Union advocates, however, argue that agency fees prevent workers from "free riding," or reaping the benefits of union representation without paying for it. This is because unions are required to represent all workers in a bargaining unit regardless of whether they pay fees.
The justices considered the same issue in Friedrichs v. California Teachers Association, No. 14-915. Experts who closely watched the case predicted that it would be decided 5-4 in favor of the worker who opposed mandatory fees, with Justice Antonin Scalia voting in the majority. However, Scalia passed away in February 2016 before a decision was reached, and the remaining justices deadlocked with a 4-4 vote.
The tie vote in Friedrichs left intact a 9th U.S. Circuit Court of Appeals ruling that such fees are permissible. Since then, conservative Justice Neil Gorsuch has joined the Supreme Court, and he cast the tie-breaking vote.
Gorsuch, along with Chief Justice John Roberts Jr. and Justices Anthony Kennedy and Clarence Thomas, joined the majority. Justices Stephen Breyer, Ruth Bader Ginsburg and Sonia Sotomayor joined the dissent. Sotomayor also filed a separate dissenting opinion.
Divided Reactions
The high court's decision has been met with mixed reactions from lawmakers. Some Republican legislators applauded the decision. "The Supreme Court's ruling that millions of public sector employees will no longer have to financially support an organization they disagree with, just to keep their jobs, is a victory for free speech and a victory for the American workforce," said Reps. Virginia Foxx, R-N.C., and Tim Walberg, R-Mich., in a press statement.

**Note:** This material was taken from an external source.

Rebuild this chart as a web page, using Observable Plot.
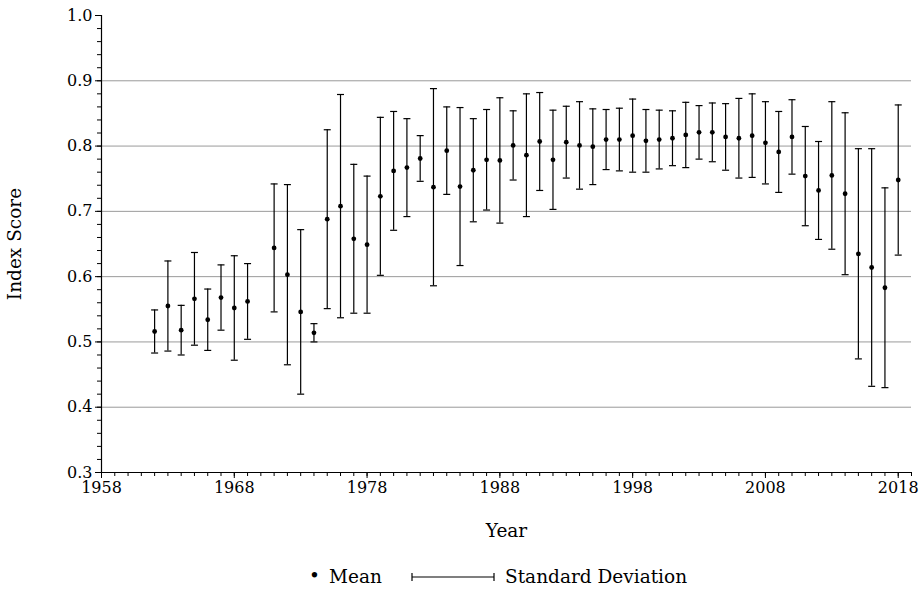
<!DOCTYPE html>
<html><head><meta charset="utf-8">
<script src="https://cdn.jsdelivr.net/npm/d3@7"></script>
<script src="https://cdn.jsdelivr.net/npm/@observablehq/plot@0.6"></script>
<style>
body{margin:0;background:#fff;font-family:"DejaVu Serif",serif;color:#000;}
#legend{position:relative;height:38px;width:922px;font-size:18.5px;line-height:22px;font-family:"DejaVu Serif",serif;}
#legend span,#legend svg{position:absolute;}
</style></head><body>
<div id="chart"></div>
<div id="legend">
  <span style="left:309px;top:13px;">•</span>
  <span style="left:329px;top:14px;">Mean</span>
  <svg style="left:411px;top:20px;" width="84" height="10"><line x1="1" y1="5" x2="83" y2="5" stroke="#000" stroke-width="1.2"/><line x1="1" y1="1" x2="1" y2="9" stroke="#000" stroke-width="1.2"/><line x1="83" y1="1" x2="83" y2="9" stroke="#000" stroke-width="1.2"/></svg>
  <span style="left:505px;top:14px;">Standard Deviation</span>
</div>
<script>
const years = [1962,1963,1964,1965,1966,1967,1968,1969,1971,1972,1973,1974,1975,1976,1977,1978,1979,1980,1981,1982,1983,1984,1985,1986,1987,1988,1989,1990,1991,1992,1993,1994,1995,1996,1997,1998,1999,2000,2001,2002,2003,2004,2005,2006,2007,2008,2009,2010,2011,2012,2013,2014,2015,2016,2017,2018];
const means = [0.516,0.555,0.518,0.566,0.534,0.568,0.552,0.562,0.644,0.603,0.546,0.514,0.688,0.708,0.658,0.649,0.723,0.762,0.767,0.781,0.737,0.793,0.738,0.763,0.779,0.778,0.801,0.786,0.807,0.779,0.806,0.801,0.799,0.810,0.810,0.816,0.808,0.810,0.812,0.817,0.821,0.821,0.814,0.812,0.816,0.805,0.791,0.814,0.754,0.732,0.755,0.727,0.635,0.614,0.583,0.748];
const sds = [0.033,0.069,0.038,0.071,0.047,0.050,0.080,0.058,0.098,0.138,0.126,0.014,0.137,0.171,0.114,0.105,0.121,0.091,0.075,0.035,0.151,0.067,0.121,0.079,0.077,0.096,0.053,0.094,0.075,0.076,0.055,0.067,0.058,0.046,0.048,0.056,0.048,0.045,0.042,0.050,0.041,0.045,0.051,0.061,0.064,0.063,0.062,0.057,0.076,0.075,0.113,0.124,0.161,0.182,0.153,0.115];
const yTicks = [0.3,0.4,0.5,0.6,0.7,0.8,0.9,1.0];
const yGrid = [0.4,0.5,0.6,0.7,0.8,0.9];
const xTicks = [1958,1968,1978,1988,1998,2008,2018];
const xDomain = [1958,2019];
const yDomain = [0.3,1.0];

const data = years.map((year,i)=>({year, mean:means[i], lo:means[i]-sds[i], hi:means[i]+sds[i]}));
const yMinor = d3.range(0,36).map(i=>+(0.3+i*0.02).toFixed(2));
const xMinor = d3.range(xDomain[0], xDomain[1]+1);
const cap = {draw(ctx){ctx.moveTo(-3.5,0);ctx.lineTo(3.5,0);}};

const plot = Plot.plot({
  width:922, height:552,
  marginLeft:101, marginRight:11, marginTop:15, marginBottom:80,
  style:{fontFamily:"'DejaVu Serif', serif", fontSize:"16px", color:"#000", background:"#fff"},
  x:{domain:xDomain},
  y:{domain:yDomain},
  marks:[
    Plot.ruleY(yGrid,{stroke:"#9a9a9a", strokeWidth:1}),
    Plot.axisX(xMinor,{tickSize:4, text:null, label:null}),
    Plot.axisX(xTicks,{tickSize:6, tickFormat:"d", tickPadding:3, label:null}),
    Plot.axisX([],{tickSize:0, label:"Year", labelAnchor:"center", labelArrow:"none", labelOffset:64, fontSize:18.5}),
    Plot.axisY(yMinor,{tickSize:4, text:null, label:null}),
    Plot.axisY(yTicks,{tickSize:6, tickFormat:".1f", tickPadding:3, label:null}),
    Plot.axisY([],{tickSize:0, label:"Index Score", labelAnchor:"center", labelArrow:"none", labelOffset:94, fontSize:18.5}),
    Plot.ruleX([xDomain[0]],{stroke:"#000", strokeWidth:1.2}),
    Plot.ruleY([yDomain[0]],{stroke:"#000", strokeWidth:1.2}),
    Plot.ruleX(data,{x:"year", y1:"lo", y2:"hi", stroke:"#000", strokeWidth:1.2}),
    Plot.dot(data,{x:"year", y:"hi", symbol:cap, stroke:"#000", strokeWidth:1.2}),
    Plot.dot(data,{x:"year", y:"lo", symbol:cap, stroke:"#000", strokeWidth:1.2}),
    Plot.dot(data,{x:"year", y:"mean", r:2.4, fill:"#000", stroke:"none"})
  ]
});
document.getElementById("chart").append(plot);
</script>
</body></html>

However, some Democratic leaders criticized the Supreme Court's ruling. "Corporate interests have been rigging the system against workers for decades—and the Supreme Court just handed those interests a huge victory in Janus v. AFSCME," tweeted Sen. Elizabeth Warren, D-Mass. Tom Perez, the Democratic National Committee chair and former secretary of labor, tweeted that the decision "is nothing more than blatant and disgraceful union busting."